§ **WHAT YOU NEED TO DO**:
Render every entry verbatim.

§ **GIVEN INFORMATION**:
* Begin *

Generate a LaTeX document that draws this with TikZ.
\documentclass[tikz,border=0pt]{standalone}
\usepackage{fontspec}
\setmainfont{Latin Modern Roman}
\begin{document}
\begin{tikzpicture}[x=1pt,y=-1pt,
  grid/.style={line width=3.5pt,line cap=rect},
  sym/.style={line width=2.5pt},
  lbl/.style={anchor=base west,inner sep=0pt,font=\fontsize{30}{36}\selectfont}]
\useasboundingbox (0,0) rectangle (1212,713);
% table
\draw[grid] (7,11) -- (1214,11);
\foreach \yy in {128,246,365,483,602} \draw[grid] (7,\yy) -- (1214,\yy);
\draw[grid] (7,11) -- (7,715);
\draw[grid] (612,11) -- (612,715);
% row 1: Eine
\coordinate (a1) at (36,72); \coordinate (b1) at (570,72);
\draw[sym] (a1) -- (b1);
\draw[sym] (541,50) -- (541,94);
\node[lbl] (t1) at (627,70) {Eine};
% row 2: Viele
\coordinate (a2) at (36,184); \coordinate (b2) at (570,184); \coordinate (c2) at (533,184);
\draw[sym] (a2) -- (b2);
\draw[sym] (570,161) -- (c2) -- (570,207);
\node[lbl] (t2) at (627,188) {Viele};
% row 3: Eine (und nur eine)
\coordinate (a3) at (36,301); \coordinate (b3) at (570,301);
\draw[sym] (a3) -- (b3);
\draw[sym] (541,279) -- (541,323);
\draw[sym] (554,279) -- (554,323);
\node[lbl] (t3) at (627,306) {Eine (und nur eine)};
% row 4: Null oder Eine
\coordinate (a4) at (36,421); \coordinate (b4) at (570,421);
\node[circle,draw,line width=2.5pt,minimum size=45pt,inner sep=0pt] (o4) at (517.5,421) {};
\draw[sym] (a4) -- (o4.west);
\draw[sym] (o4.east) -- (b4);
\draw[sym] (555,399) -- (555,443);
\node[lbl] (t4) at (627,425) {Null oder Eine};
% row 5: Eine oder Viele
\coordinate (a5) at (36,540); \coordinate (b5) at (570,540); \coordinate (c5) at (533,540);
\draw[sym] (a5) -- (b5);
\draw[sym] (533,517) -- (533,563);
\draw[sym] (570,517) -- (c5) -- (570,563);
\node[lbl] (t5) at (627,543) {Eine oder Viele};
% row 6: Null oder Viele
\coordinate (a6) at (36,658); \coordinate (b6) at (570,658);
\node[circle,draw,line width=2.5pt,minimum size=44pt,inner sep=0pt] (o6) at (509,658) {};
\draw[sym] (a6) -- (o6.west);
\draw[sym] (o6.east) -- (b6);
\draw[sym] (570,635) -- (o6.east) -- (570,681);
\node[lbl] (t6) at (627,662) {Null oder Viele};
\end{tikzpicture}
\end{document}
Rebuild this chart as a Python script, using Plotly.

* End *

§ **EXERCISE ANSWER**:
Generate a LaTeX document that draws this with TikZ.
\documentclass[tikz,border=0pt]{standalone}
\usepackage{fontspec}
\setmainfont{Latin Modern Roman}
\begin{document}
\begin{tikzpicture}[x=1pt,y=-1pt,
  grid/.style={line width=3.5pt,line cap=rect},
  sym/.style={line width=2.5pt},
  lbl/.style={anchor=base west,inner sep=0pt,font=\fontsize{30}{36}\selectfont}]
\useasboundingbox (0,0) rectangle (1212,713);
% table
\draw[grid] (7,11) -- (1214,11);
\foreach \yy in {128,246,365,483,602} \draw[grid] (7,\yy) -- (1214,\yy);
\draw[grid] (7,11) -- (7,715);
\draw[grid] (612,11) -- (612,715);
% row 1: Eine
\coordinate (a1) at (36,72); \coordinate (b1) at (570,72);
\draw[sym] (a1) -- (b1);
\draw[sym] (541,50) -- (541,94);
\node[lbl] (t1) at (627,70) {Eine};
% row 2: Viele
\coordinate (a2) at (36,184); \coordinate (b2) at (570,184); \coordinate (c2) at (533,184);
\draw[sym] (a2) -- (b2);
\draw[sym] (570,161) -- (c2) -- (570,207);
\node[lbl] (t2) at (627,188) {Viele};
% row 3: Eine (und nur eine)
\coordinate (a3) at (36,301); \coordinate (b3) at (570,301);
\draw[sym] (a3) -- (b3);
\draw[sym] (541,279) -- (541,323);
\draw[sym] (554,279) -- (554,323);
\node[lbl] (t3) at (627,306) {Eine (und nur eine)};
% row 4: Null oder Eine
\coordinate (a4) at (36,421); \coordinate (b4) at (570,421);
\node[circle,draw,line width=2.5pt,minimum size=45pt,inner sep=0pt] (o4) at (517.5,421) {};
\draw[sym] (a4) -- (o4.west);
\draw[sym] (o4.east) -- (b4);
\draw[sym] (555,399) -- (555,443);
\node[lbl] (t4) at (627,425) {Null oder Eine};
% row 5: Eine oder Viele
\coordinate (a5) at (36,540); \coordinate (b5) at (570,540); \coordinate (c5) at (533,540);
\draw[sym] (a5) -- (b5);
\draw[sym] (533,517) -- (533,563);
\draw[sym] (570,517) -- (c5) -- (570,563);
\node[lbl] (t5) at (627,543) {Eine oder Viele};
% row 6: Null oder Viele
\coordinate (a6) at (36,658); \coordinate (b6) at (570,658);
\node[circle,draw,line width=2.5pt,minimum size=44pt,inner sep=0pt] (o6) at (509,658) {};
\draw[sym] (a6) -- (o6.west);
\draw[sym] (o6.east) -- (b6);
\draw[sym] (570,635) -- (o6.east) -- (570,681);
\node[lbl] (t6) at (627,662) {Null oder Viele};
\end{tikzpicture}
\end{document}
Rebuild this chart as a Python script, using Plotly.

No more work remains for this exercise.